**What to work on:**
Return each line holding the string "that".

☆ ☆ ☆ ☆ ☆

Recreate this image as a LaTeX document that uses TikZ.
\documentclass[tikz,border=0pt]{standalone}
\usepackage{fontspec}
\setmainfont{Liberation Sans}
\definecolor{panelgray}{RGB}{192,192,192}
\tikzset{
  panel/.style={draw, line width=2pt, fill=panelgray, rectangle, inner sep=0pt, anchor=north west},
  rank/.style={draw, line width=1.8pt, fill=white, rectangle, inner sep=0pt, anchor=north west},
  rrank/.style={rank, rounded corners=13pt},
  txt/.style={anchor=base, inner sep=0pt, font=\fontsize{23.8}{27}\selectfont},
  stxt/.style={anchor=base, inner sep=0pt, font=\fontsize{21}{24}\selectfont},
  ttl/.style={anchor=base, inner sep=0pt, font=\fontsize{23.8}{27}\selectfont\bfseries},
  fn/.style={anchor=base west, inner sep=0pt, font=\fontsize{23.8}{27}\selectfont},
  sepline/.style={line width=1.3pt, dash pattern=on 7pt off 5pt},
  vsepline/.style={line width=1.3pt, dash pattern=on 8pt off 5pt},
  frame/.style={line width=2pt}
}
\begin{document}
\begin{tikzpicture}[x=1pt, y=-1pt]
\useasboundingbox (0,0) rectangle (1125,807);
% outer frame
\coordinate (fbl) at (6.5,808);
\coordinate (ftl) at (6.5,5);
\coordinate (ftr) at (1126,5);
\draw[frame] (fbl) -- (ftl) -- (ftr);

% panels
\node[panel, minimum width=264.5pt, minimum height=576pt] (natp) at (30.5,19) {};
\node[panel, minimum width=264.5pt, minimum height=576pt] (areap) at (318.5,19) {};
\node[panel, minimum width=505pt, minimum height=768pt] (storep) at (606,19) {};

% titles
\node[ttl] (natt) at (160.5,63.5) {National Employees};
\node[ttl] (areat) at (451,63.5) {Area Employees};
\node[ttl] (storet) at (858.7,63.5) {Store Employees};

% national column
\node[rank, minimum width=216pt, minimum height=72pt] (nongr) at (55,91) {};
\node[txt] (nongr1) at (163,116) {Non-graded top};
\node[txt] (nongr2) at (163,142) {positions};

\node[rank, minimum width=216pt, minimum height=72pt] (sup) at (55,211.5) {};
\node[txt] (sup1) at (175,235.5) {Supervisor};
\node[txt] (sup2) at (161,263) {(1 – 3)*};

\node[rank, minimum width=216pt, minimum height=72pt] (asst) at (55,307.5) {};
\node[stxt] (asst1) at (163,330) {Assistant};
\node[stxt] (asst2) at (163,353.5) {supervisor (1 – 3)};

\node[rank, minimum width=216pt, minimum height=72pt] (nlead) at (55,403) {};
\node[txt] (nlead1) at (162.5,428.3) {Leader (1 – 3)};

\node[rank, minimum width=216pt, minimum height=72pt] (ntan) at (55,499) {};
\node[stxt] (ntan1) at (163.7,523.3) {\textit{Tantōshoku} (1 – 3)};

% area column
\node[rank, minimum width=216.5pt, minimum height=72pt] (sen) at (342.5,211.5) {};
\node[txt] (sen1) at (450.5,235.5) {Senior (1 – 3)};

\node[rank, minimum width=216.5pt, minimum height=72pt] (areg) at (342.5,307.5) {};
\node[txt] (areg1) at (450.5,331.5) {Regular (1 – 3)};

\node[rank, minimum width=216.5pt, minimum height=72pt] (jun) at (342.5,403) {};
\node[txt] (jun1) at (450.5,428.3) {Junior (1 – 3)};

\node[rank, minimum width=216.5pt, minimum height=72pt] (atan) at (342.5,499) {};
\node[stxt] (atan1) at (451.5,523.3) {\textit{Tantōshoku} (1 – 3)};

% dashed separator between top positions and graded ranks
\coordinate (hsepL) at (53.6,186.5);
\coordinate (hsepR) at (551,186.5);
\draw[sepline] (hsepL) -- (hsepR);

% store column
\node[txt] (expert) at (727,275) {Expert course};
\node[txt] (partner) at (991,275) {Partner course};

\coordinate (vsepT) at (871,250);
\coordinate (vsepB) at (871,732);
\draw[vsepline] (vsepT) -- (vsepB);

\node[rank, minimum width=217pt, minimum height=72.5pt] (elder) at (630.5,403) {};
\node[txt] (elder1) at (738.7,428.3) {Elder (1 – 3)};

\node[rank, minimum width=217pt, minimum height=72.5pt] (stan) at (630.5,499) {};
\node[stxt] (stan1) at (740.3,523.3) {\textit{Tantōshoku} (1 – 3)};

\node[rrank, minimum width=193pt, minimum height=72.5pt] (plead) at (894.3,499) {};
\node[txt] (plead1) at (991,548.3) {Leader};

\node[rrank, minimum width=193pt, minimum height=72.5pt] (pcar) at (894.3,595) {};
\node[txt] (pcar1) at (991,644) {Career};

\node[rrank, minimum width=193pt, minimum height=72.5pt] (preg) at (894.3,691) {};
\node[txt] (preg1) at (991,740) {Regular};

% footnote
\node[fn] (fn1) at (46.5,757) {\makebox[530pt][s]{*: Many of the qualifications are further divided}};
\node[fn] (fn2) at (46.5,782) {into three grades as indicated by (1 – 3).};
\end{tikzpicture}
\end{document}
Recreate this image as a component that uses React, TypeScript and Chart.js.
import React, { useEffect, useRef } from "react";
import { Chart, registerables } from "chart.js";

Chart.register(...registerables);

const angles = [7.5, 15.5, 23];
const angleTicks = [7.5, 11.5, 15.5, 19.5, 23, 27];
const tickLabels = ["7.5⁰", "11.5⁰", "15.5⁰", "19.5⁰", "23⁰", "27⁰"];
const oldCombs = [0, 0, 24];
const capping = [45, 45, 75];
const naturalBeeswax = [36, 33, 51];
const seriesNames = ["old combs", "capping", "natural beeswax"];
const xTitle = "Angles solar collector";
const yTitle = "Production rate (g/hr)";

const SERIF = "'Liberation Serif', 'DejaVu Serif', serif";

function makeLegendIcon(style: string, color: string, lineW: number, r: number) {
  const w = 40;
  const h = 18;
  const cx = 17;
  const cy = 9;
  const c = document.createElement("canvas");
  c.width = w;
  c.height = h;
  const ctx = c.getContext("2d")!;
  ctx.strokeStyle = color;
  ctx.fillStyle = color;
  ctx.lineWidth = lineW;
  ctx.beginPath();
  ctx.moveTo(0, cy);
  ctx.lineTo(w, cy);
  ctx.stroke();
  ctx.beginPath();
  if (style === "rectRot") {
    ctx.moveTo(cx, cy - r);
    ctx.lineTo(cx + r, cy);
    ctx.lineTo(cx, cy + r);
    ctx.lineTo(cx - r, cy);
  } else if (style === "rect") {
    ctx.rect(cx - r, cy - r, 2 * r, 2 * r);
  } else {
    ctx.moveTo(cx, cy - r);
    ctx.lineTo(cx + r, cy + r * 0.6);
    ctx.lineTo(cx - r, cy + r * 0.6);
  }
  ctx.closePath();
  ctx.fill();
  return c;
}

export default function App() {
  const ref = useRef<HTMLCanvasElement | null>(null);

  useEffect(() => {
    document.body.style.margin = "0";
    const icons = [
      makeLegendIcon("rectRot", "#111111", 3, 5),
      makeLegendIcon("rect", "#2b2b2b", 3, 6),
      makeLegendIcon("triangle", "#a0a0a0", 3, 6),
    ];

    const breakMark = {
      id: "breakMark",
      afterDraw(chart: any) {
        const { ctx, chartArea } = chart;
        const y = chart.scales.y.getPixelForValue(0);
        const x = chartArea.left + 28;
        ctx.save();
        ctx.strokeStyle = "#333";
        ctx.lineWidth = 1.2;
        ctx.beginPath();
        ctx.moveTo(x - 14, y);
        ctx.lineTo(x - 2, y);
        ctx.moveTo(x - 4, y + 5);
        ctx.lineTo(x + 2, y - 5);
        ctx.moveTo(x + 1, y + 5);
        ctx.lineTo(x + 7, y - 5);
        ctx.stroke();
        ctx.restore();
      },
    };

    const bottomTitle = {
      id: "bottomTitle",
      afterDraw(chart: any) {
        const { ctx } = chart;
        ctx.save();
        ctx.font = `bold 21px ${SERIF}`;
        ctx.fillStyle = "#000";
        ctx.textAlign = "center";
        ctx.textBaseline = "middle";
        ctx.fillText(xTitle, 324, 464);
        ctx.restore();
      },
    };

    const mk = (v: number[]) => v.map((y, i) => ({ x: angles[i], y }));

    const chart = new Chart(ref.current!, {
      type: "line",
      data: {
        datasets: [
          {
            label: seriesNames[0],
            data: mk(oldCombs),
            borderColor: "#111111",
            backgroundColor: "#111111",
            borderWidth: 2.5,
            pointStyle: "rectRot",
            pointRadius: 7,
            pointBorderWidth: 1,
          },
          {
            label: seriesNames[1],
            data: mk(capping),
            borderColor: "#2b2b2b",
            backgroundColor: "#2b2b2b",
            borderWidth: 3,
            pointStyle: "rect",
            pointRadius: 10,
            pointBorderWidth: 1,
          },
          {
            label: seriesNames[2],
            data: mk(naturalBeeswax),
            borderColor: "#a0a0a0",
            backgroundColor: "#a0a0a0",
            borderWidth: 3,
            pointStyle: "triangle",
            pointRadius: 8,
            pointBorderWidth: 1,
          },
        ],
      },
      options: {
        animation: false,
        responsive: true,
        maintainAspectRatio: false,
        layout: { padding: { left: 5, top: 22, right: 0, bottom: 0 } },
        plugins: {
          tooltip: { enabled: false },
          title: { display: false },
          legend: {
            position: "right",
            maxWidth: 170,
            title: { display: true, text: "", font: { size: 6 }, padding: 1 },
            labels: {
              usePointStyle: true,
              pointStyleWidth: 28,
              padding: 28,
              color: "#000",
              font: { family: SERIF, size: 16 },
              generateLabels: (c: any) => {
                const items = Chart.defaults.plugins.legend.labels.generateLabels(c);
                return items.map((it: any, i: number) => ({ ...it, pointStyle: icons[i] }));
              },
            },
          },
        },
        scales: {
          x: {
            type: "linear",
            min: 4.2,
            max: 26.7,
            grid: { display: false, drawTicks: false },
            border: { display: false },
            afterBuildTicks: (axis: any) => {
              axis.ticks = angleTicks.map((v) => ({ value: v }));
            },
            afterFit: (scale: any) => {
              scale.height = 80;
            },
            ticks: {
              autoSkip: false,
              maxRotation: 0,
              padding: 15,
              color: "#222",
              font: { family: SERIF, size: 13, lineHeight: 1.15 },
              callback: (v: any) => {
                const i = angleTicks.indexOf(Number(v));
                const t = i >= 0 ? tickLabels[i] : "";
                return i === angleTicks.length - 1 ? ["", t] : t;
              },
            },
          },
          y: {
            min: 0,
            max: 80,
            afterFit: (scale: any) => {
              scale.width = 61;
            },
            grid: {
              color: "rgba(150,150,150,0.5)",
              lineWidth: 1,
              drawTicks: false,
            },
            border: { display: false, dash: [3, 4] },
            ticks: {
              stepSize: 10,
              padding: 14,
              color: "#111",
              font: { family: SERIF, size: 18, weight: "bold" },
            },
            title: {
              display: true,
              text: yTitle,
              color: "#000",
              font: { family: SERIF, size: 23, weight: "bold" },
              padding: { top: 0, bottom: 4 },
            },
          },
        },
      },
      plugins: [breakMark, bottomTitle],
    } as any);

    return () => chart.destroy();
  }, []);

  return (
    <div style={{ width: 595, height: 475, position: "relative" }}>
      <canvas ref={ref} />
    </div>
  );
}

☆ ☆ ☆ ☆ ☆

**Task solution:**
Recreate this image as a LaTeX document that uses TikZ.
Recreate this image as a component that uses React, TypeScript and Chart.js.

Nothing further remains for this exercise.